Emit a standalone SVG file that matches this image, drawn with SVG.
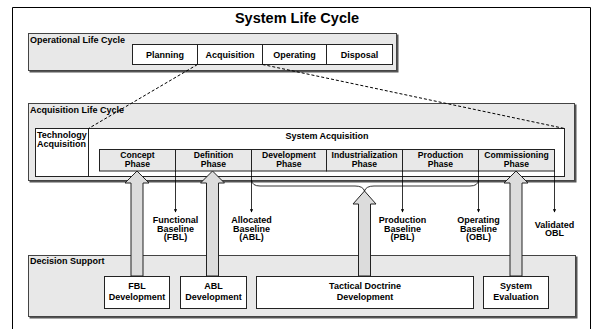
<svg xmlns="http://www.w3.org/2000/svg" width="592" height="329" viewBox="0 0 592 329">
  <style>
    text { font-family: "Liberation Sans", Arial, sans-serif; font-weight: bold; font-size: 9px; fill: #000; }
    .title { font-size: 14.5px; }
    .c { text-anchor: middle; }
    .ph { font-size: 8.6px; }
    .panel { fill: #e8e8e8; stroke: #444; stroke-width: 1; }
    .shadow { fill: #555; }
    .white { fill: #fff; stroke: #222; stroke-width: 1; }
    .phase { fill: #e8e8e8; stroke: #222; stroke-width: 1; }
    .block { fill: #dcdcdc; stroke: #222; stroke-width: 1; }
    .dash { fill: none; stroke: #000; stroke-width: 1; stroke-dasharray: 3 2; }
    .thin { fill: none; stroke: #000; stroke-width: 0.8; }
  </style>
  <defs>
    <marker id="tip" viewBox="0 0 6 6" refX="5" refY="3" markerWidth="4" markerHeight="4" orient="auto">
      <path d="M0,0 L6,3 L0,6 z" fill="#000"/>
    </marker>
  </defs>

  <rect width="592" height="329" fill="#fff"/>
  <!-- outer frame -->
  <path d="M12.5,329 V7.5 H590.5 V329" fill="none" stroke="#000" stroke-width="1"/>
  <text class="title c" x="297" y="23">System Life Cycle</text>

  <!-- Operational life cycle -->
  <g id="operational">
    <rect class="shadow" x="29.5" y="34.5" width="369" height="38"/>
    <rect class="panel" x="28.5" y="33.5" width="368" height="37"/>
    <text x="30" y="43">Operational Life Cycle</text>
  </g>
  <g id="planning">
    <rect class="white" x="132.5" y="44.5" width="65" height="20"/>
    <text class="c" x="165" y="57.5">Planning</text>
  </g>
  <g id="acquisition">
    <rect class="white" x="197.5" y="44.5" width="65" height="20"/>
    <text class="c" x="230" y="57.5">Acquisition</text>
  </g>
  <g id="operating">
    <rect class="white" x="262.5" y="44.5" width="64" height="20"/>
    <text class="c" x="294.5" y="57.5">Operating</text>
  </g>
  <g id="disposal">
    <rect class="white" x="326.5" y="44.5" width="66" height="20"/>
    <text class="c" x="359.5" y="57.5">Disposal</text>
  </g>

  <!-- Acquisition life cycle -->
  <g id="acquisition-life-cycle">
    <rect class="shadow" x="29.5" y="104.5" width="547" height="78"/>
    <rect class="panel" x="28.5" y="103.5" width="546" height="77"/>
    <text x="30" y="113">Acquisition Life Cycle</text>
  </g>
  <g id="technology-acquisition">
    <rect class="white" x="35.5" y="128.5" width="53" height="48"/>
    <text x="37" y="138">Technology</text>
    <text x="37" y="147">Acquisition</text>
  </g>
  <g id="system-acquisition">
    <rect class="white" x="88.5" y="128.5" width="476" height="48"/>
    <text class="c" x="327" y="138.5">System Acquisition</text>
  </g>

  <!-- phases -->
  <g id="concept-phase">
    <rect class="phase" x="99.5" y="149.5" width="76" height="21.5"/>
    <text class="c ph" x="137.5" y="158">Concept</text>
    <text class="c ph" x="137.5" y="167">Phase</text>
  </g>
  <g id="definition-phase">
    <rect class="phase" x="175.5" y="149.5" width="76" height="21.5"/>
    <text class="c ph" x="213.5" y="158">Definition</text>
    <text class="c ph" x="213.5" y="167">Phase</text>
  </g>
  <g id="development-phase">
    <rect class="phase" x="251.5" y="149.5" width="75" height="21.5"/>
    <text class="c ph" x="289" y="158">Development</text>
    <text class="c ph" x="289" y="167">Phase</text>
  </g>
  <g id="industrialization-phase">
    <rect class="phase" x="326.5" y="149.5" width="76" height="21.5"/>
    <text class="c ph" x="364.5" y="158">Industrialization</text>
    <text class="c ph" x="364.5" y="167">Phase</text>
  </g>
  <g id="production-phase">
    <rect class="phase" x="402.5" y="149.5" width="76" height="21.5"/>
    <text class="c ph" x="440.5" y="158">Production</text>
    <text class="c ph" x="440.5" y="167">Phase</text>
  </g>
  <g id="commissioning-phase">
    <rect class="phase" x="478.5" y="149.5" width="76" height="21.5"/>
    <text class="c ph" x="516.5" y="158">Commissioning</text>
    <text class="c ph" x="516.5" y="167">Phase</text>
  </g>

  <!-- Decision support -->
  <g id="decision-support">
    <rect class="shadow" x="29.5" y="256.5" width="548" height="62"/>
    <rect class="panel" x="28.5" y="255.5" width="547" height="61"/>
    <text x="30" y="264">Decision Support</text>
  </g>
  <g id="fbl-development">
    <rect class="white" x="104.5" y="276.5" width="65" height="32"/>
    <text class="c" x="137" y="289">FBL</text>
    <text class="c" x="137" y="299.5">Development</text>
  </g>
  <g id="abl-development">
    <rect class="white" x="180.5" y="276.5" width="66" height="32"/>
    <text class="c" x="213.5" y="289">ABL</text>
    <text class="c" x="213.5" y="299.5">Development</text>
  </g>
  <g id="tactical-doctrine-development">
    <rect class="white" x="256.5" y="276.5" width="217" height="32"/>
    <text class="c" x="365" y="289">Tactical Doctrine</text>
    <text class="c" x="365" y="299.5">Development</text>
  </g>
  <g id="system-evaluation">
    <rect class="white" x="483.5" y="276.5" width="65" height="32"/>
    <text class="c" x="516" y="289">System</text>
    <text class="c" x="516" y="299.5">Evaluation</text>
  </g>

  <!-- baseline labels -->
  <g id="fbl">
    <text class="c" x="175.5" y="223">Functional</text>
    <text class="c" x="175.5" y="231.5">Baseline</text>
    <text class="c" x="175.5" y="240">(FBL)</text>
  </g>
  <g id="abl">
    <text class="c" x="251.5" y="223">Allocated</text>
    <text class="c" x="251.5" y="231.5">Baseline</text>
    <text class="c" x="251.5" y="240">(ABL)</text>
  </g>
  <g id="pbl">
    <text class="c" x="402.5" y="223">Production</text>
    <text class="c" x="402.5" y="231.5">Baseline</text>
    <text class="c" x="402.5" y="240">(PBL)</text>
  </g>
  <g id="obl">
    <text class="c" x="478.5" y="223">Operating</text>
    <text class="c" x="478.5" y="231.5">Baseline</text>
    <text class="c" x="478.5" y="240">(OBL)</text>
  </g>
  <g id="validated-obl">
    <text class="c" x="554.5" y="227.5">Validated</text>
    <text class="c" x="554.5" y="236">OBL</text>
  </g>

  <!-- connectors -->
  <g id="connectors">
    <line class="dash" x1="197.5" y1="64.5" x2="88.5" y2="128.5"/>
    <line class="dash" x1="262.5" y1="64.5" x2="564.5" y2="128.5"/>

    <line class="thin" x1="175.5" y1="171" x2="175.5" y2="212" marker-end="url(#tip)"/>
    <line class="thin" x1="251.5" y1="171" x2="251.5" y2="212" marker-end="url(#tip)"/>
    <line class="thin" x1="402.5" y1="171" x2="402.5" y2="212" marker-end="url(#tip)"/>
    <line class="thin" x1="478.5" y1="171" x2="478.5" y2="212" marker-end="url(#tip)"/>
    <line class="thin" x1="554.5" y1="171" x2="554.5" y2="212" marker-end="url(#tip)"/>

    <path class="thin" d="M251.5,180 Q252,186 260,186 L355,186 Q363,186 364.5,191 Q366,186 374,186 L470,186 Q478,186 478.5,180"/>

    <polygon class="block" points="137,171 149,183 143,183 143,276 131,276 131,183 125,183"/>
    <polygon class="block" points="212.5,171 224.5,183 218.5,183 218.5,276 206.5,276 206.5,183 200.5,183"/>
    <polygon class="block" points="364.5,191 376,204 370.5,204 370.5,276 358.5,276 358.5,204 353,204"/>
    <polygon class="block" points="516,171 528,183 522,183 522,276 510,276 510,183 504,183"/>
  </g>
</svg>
● ● ●
> **WHAT TO WORK ON**:
Copy every line of the data exactly as written, excluding the pictures.

> **COMPLETE OUTPUT**:
Emit a standalone SVG file that matches this image, drawn with SVG.
<svg xmlns="http://www.w3.org/2000/svg" width="592" height="329" viewBox="0 0 592 329">
  <style>
    text { font-family: "Liberation Sans", Arial, sans-serif; font-weight: bold; font-size: 9px; fill: #000; }
    .title { font-size: 14.5px; }
    .c { text-anchor: middle; }
    .ph { font-size: 8.6px; }
    .panel { fill: #e8e8e8; stroke: #444; stroke-width: 1; }
    .shadow { fill: #555; }
    .white { fill: #fff; stroke: #222; stroke-width: 1; }
    .phase { fill: #e8e8e8; stroke: #222; stroke-width: 1; }
    .block { fill: #dcdcdc; stroke: #222; stroke-width: 1; }
    .dash { fill: none; stroke: #000; stroke-width: 1; stroke-dasharray: 3 2; }
    .thin { fill: none; stroke: #000; stroke-width: 0.8; }
  </style>
  <defs>
    <marker id="tip" viewBox="0 0 6 6" refX="5" refY="3" markerWidth="4" markerHeight="4" orient="auto">
      <path d="M0,0 L6,3 L0,6 z" fill="#000"/>
    </marker>
  </defs>

  <rect width="592" height="329" fill="#fff"/>
  <!-- outer frame -->
  <path d="M12.5,329 V7.5 H590.5 V329" fill="none" stroke="#000" stroke-width="1"/>
  <text class="title c" x="297" y="23">System Life Cycle</text>

  <!-- Operational life cycle -->
  <g id="operational">
    <rect class="shadow" x="29.5" y="34.5" width="369" height="38"/>
    <rect class="panel" x="28.5" y="33.5" width="368" height="37"/>
    <text x="30" y="43">Operational Life Cycle</text>
  </g>
  <g id="planning">
    <rect class="white" x="132.5" y="44.5" width="65" height="20"/>
    <text class="c" x="165" y="57.5">Planning</text>
  </g>
  <g id="acquisition">
    <rect class="white" x="197.5" y="44.5" width="65" height="20"/>
    <text class="c" x="230" y="57.5">Acquisition</text>
  </g>
  <g id="operating">
    <rect class="white" x="262.5" y="44.5" width="64" height="20"/>
    <text class="c" x="294.5" y="57.5">Operating</text>
  </g>
  <g id="disposal">
    <rect class="white" x="326.5" y="44.5" width="66" height="20"/>
    <text class="c" x="359.5" y="57.5">Disposal</text>
  </g>

  <!-- Acquisition life cycle -->
  <g id="acquisition-life-cycle">
    <rect class="shadow" x="29.5" y="104.5" width="547" height="78"/>
    <rect class="panel" x="28.5" y="103.5" width="546" height="77"/>
    <text x="30" y="113">Acquisition Life Cycle</text>
  </g>
  <g id="technology-acquisition">
    <rect class="white" x="35.5" y="128.5" width="53" height="48"/>
    <text x="37" y="138">Technology</text>
    <text x="37" y="147">Acquisition</text>
  </g>
  <g id="system-acquisition">
    <rect class="white" x="88.5" y="128.5" width="476" height="48"/>
    <text class="c" x="327" y="138.5">System Acquisition</text>
  </g>

  <!-- phases -->
  <g id="concept-phase">
    <rect class="phase" x="99.5" y="149.5" width="76" height="21.5"/>
    <text class="c ph" x="137.5" y="158">Concept</text>
    <text class="c ph" x="137.5" y="167">Phase</text>
  </g>
  <g id="definition-phase">
    <rect class="phase" x="175.5" y="149.5" width="76" height="21.5"/>
    <text class="c ph" x="213.5" y="158">Definition</text>
    <text class="c ph" x="213.5" y="167">Phase</text>
  </g>
  <g id="development-phase">
    <rect class="phase" x="251.5" y="149.5" width="75" height="21.5"/>
    <text class="c ph" x="289" y="158">Development</text>
    <text class="c ph" x="289" y="167">Phase</text>
  </g>
  <g id="industrialization-phase">
    <rect class="phase" x="326.5" y="149.5" width="76" height="21.5"/>
    <text class="c ph" x="364.5" y="158">Industrialization</text>
    <text class="c ph" x="364.5" y="167">Phase</text>
  </g>
  <g id="production-phase">
    <rect class="phase" x="402.5" y="149.5" width="76" height="21.5"/>
    <text class="c ph" x="440.5" y="158">Production</text>
    <text class="c ph" x="440.5" y="167">Phase</text>
  </g>
  <g id="commissioning-phase">
    <rect class="phase" x="478.5" y="149.5" width="76" height="21.5"/>
    <text class="c ph" x="516.5" y="158">Commissioning</text>
    <text class="c ph" x="516.5" y="167">Phase</text>
  </g>

  <!-- Decision support -->
  <g id="decision-support">
    <rect class="shadow" x="29.5" y="256.5" width="548" height="62"/>
    <rect class="panel" x="28.5" y="255.5" width="547" height="61"/>
    <text x="30" y="264">Decision Support</text>
  </g>
  <g id="fbl-development">
    <rect class="white" x="104.5" y="276.5" width="65" height="32"/>
    <text class="c" x="137" y="289">FBL</text>
    <text class="c" x="137" y="299.5">Development</text>
  </g>
  <g id="abl-development">
    <rect class="white" x="180.5" y="276.5" width="66" height="32"/>
    <text class="c" x="213.5" y="289">ABL</text>
    <text class="c" x="213.5" y="299.5">Development</text>
  </g>
  <g id="tactical-doctrine-development">
    <rect class="white" x="256.5" y="276.5" width="217" height="32"/>
    <text class="c" x="365" y="289">Tactical Doctrine</text>
    <text class="c" x="365" y="299.5">Development</text>
  </g>
  <g id="system-evaluation">
    <rect class="white" x="483.5" y="276.5" width="65" height="32"/>
    <text class="c" x="516" y="289">System</text>
    <text class="c" x="516" y="299.5">Evaluation</text>
  </g>

  <!-- baseline labels -->
  <g id="fbl">
    <text class="c" x="175.5" y="223">Functional</text>
    <text class="c" x="175.5" y="231.5">Baseline</text>
    <text class="c" x="175.5" y="240">(FBL)</text>
  </g>
  <g id="abl">
    <text class="c" x="251.5" y="223">Allocated</text>
    <text class="c" x="251.5" y="231.5">Baseline</text>
    <text class="c" x="251.5" y="240">(ABL)</text>
  </g>
  <g id="pbl">
    <text class="c" x="402.5" y="223">Production</text>
    <text class="c" x="402.5" y="231.5">Baseline</text>
    <text class="c" x="402.5" y="240">(PBL)</text>
  </g>
  <g id="obl">
    <text class="c" x="478.5" y="223">Operating</text>
    <text class="c" x="478.5" y="231.5">Baseline</text>
    <text class="c" x="478.5" y="240">(OBL)</text>
  </g>
  <g id="validated-obl">
    <text class="c" x="554.5" y="227.5">Validated</text>
    <text class="c" x="554.5" y="236">OBL</text>
  </g>

  <!-- connectors -->
  <g id="connectors">
    <line class="dash" x1="197.5" y1="64.5" x2="88.5" y2="128.5"/>
    <line class="dash" x1="262.5" y1="64.5" x2="564.5" y2="128.5"/>

    <line class="thin" x1="175.5" y1="171" x2="175.5" y2="212" marker-end="url(#tip)"/>
    <line class="thin" x1="251.5" y1="171" x2="251.5" y2="212" marker-end="url(#tip)"/>
    <line class="thin" x1="402.5" y1="171" x2="402.5" y2="212" marker-end="url(#tip)"/>
    <line class="thin" x1="478.5" y1="171" x2="478.5" y2="212" marker-end="url(#tip)"/>
    <line class="thin" x1="554.5" y1="171" x2="554.5" y2="212" marker-end="url(#tip)"/>

    <path class="thin" d="M251.5,180 Q252,186 260,186 L355,186 Q363,186 364.5,191 Q366,186 374,186 L470,186 Q478,186 478.5,180"/>

    <polygon class="block" points="137,171 149,183 143,183 143,276 131,276 131,183 125,183"/>
    <polygon class="block" points="212.5,171 224.5,183 218.5,183 218.5,276 206.5,276 206.5,183 200.5,183"/>
    <polygon class="block" points="364.5,191 376,204 370.5,204 370.5,276 358.5,276 358.5,204 353,204"/>
    <polygon class="block" points="516,171 528,183 522,183 522,276 510,276 510,183 504,183"/>
  </g>
</svg>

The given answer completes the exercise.